A method of measuring a peak position may use an FDA (U.S. Pat. No. 5,398,113) that is a well-known technology. The FDA method calculates a peak position of the contrast by using a phase gradient of the Fourier spectrum.

Thus, in the white interference method, the resolution and accuracy depend upon the precision of calculating a position that provides a difference of the optical path length of 0 between the reference light R and the measurement light M. Therefore, some fringe analysis methods are proposed as well-known technologies, such as a method of calculating an envelope of the white interference pattern by the phase shift method or the Fourier transformation method other than the FDA method, and of calculating a zero point of the optical path difference from the maximum position of the fringe contrast, or a phase cross method.

Referring now to FIG. 6, an effect of the present invention will be described.

FIG. 7 shows a positional relationship between the measurement light M and the reference light R on the image sensor 14 in the normal oblique incidence type interferometer when Z positions of the plane to be measured are Z0, Z1, and Z2. At Z=Z0, the measurement light M is located at the same position as that of the reference light R; at Z=Z1 or Z2, a position of the object to be measured shifts, the optical axes of the reference light R and the measurement light M shift, and the position of measurement light M shifts.

As a result, the interference area I between the reference light R and the measurement light M on the image sensor 14 becomes maximum at the position of Z=Z0, and the interference area I reduces and the noninterference area N expands as the Z position changes to Z1 or Z2.

A curve “a” in the graph of FIG. 8 shows an intensity variation (interferogram) at a certain pixel position A in the interference area I for each Z position.

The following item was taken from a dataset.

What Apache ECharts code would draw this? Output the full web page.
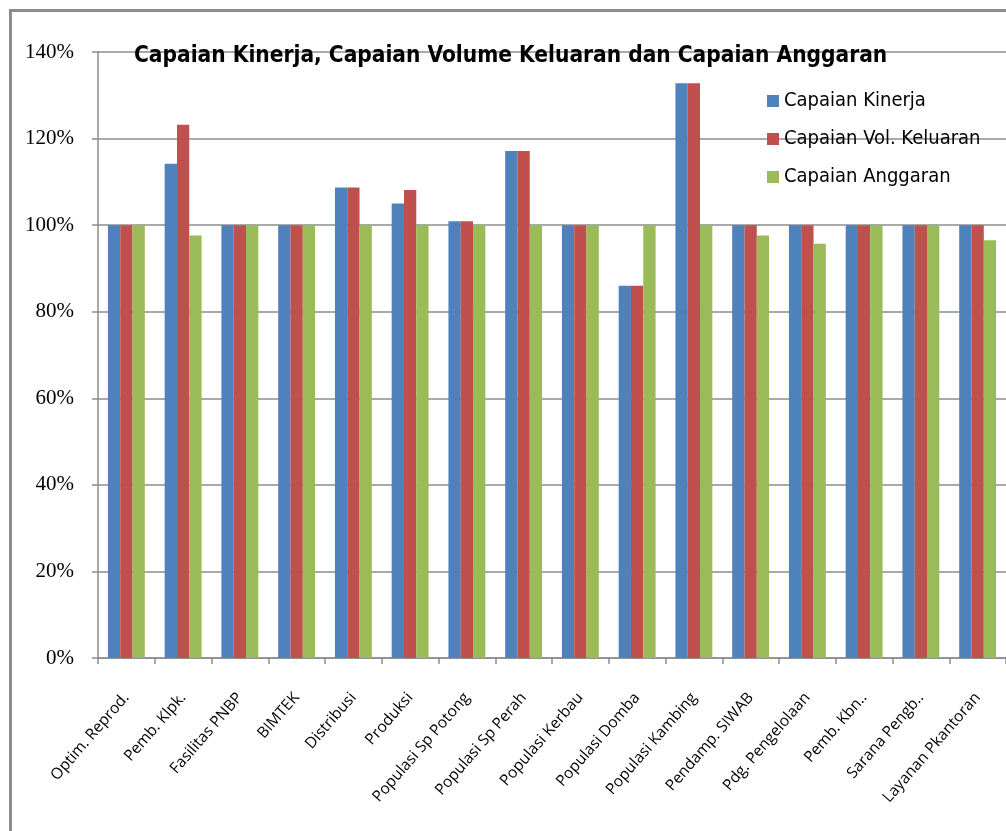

The envelope peak position in this curve is calculated, and a corresponding measurement value of the Z-axis laser interferometer becomes a height measurement value in that pixel. A three-dimensional shape can be measured by performing the above procedure for each pixel in the surface of the image sensor 4.

However, as shown in FIG. 7, when the Z position of the object to be measured is changed in order of Z2, Z0 and Z1, the two-dimensional signal in the image sensor has both the interference area I and the noninterference area N. This configuration provides an interferogram where signals from the interference area I and the noninterference area N are mixed according to the Z position of the object to be measured at the pixel position A. In that case, the signal from the noninterference area N becomes a noise and lowers the contrast of the interferogram. The deteriorated contrast of the interferogram lowers the accuracy for calculating the envelope and the signal peak by using the above FDA method, the phase shift method, or the Fourier transformation method, and consequently degrades the positional measurement accuracy.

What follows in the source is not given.